# Request
Determine the count of lines holding the string "page". Return only the number.

——

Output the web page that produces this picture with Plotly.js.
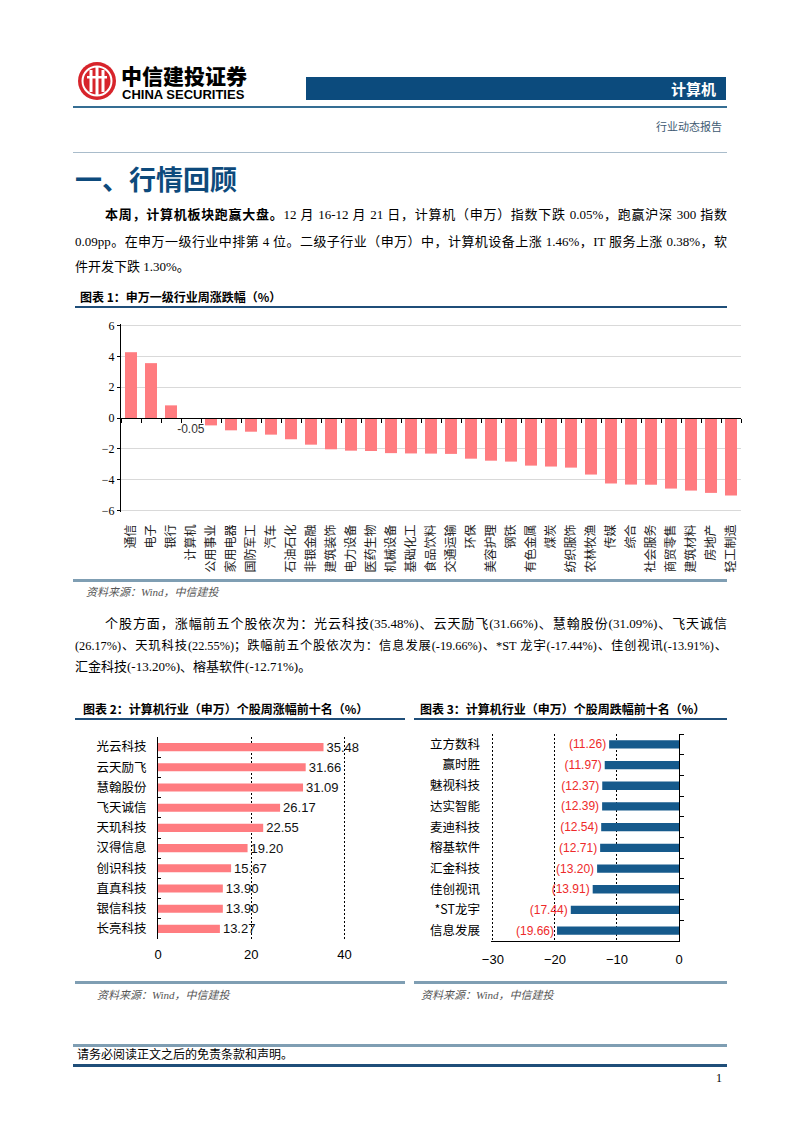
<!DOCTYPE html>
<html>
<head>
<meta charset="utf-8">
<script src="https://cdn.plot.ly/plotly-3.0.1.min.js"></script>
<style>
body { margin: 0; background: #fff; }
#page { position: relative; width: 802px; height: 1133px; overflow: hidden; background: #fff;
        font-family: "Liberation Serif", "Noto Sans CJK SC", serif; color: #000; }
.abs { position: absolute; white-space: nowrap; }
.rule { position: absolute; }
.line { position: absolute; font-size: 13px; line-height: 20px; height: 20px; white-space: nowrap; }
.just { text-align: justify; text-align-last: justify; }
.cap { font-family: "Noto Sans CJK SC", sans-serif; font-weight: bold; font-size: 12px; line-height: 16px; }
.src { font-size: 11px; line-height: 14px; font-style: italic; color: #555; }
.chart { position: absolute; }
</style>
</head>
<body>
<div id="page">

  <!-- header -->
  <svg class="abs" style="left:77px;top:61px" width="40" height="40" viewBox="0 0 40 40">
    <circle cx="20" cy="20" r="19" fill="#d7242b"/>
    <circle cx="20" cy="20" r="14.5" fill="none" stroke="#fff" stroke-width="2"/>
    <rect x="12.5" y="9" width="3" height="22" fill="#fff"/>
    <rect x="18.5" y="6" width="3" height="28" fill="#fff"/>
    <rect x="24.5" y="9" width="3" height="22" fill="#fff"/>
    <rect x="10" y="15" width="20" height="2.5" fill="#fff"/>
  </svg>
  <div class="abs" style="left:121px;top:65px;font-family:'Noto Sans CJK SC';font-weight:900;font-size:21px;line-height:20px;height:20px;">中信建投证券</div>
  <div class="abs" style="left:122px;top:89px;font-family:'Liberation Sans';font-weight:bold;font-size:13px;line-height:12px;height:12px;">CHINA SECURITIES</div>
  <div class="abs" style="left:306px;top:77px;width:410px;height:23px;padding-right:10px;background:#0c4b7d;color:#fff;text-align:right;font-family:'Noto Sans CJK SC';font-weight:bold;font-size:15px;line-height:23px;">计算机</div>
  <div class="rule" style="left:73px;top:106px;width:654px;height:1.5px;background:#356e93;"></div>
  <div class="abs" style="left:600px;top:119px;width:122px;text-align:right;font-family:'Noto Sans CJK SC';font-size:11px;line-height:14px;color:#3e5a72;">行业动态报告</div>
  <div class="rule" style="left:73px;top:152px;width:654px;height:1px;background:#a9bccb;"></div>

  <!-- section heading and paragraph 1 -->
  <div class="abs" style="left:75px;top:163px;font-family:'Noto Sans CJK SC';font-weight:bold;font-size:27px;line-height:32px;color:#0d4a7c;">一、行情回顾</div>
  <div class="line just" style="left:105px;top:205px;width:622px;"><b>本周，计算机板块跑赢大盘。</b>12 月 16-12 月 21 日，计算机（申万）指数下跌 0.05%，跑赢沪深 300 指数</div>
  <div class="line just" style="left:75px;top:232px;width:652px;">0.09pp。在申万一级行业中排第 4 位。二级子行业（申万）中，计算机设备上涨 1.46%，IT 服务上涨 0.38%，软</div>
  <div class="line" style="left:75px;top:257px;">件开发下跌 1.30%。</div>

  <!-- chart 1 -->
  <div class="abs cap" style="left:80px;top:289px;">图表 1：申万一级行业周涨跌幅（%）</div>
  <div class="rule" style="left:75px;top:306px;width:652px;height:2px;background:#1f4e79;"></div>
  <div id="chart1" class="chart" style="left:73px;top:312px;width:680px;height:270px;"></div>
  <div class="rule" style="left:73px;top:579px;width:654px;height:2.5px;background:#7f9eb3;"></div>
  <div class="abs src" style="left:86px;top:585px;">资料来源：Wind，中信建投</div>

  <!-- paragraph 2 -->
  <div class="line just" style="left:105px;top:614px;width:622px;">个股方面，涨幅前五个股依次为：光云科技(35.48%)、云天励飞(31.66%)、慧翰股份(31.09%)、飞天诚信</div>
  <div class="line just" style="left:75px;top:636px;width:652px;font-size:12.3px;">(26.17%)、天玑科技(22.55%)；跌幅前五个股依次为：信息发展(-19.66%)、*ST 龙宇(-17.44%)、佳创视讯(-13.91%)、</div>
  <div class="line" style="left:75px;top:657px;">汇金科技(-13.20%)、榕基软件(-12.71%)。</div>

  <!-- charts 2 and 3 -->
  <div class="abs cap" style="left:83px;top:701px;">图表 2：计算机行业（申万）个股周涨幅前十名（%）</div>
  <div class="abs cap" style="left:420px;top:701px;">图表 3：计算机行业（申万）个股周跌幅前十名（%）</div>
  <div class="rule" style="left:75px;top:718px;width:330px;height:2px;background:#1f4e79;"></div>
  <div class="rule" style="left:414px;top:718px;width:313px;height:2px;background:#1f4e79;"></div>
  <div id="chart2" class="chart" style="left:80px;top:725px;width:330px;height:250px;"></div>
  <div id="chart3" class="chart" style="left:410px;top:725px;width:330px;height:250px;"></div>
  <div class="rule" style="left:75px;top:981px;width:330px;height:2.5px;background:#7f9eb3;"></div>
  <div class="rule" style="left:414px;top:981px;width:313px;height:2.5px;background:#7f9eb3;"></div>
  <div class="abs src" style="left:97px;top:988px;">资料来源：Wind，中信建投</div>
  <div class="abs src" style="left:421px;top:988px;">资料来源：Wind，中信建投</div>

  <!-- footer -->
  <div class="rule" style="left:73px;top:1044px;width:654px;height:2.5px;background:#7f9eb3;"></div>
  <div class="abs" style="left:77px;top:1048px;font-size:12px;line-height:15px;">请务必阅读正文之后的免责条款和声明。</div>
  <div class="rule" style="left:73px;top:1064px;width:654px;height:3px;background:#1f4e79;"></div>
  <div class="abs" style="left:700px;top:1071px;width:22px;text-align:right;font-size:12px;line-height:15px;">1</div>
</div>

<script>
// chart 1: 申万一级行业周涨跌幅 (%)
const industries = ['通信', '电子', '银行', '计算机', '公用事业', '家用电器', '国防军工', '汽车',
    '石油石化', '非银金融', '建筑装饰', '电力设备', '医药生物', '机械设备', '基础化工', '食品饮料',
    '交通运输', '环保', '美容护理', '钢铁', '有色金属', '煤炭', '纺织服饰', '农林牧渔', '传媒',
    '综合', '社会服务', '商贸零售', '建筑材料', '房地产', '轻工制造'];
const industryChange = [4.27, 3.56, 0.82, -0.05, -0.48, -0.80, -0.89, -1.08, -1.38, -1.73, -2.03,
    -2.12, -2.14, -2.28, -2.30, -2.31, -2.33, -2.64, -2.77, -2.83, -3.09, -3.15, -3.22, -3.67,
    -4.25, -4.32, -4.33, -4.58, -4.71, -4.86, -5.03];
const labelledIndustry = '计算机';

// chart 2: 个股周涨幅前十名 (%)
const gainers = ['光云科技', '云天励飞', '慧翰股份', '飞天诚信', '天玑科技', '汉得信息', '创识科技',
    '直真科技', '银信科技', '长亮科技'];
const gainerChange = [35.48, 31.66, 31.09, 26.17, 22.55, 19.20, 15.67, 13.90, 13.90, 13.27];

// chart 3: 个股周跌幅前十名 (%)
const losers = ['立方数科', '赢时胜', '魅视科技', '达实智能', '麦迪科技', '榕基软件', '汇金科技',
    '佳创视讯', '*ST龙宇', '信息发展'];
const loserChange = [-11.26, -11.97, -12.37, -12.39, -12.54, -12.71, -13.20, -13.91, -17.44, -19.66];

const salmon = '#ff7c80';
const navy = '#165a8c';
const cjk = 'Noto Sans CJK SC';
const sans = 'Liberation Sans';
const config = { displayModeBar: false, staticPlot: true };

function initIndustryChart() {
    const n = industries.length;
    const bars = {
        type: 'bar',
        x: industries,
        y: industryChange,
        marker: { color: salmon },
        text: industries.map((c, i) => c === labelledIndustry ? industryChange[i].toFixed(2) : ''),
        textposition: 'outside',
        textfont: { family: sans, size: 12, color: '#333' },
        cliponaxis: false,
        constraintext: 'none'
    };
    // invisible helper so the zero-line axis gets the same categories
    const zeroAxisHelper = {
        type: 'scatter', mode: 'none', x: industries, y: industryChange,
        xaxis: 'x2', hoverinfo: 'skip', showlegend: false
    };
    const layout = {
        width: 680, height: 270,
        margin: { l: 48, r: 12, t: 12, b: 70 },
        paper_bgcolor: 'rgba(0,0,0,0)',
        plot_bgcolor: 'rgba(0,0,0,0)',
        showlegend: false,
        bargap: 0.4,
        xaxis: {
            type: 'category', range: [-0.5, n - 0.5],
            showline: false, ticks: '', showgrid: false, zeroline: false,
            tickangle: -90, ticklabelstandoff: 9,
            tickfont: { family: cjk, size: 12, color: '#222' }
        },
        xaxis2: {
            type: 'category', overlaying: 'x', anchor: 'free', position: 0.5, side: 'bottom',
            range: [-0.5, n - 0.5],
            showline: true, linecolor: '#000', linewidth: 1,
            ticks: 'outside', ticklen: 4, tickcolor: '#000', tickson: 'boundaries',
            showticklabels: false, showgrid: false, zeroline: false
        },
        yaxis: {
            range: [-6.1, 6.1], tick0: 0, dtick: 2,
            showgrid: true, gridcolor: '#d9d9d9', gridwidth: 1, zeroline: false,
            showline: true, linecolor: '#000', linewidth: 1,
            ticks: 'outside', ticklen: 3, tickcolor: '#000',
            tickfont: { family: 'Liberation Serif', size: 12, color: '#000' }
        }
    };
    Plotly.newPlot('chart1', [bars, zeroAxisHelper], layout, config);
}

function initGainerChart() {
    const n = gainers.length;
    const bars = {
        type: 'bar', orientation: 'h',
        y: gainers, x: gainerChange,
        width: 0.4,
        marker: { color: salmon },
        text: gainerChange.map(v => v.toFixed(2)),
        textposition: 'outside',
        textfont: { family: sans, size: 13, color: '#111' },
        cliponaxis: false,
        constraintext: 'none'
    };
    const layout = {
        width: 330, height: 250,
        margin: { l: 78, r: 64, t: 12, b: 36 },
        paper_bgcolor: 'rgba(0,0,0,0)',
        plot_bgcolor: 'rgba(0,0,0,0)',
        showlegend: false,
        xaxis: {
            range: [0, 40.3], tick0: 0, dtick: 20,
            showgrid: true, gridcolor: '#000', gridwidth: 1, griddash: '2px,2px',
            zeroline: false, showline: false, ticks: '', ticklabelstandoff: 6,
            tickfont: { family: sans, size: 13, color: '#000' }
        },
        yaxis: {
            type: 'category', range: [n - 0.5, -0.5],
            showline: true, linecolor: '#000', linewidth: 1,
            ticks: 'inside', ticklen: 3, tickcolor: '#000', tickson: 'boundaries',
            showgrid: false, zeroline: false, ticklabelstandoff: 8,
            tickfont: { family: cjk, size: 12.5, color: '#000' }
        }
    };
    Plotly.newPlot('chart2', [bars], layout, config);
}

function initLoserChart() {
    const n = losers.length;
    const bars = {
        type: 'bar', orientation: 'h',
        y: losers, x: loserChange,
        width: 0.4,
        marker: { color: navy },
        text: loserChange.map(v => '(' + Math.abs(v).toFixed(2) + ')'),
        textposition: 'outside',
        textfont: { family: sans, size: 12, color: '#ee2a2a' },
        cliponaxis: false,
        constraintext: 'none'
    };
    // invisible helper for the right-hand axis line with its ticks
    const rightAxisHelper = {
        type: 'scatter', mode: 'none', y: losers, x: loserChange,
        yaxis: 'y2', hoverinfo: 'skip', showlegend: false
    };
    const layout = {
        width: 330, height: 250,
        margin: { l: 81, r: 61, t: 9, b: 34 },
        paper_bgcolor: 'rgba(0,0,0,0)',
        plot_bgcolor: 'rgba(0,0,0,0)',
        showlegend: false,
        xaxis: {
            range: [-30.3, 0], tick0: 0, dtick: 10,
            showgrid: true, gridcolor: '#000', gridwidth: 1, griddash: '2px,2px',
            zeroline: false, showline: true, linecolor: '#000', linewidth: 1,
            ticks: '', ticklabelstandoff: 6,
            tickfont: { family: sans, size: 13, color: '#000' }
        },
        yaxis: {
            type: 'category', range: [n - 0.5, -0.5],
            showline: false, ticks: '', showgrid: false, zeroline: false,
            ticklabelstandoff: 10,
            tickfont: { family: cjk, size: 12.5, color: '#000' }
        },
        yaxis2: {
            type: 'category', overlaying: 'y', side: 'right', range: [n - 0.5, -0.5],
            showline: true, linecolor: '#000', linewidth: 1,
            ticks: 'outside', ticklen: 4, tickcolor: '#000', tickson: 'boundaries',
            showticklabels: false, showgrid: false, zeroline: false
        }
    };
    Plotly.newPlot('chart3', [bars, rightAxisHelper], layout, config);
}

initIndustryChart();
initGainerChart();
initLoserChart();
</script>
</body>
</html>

——

# Solved exercise
3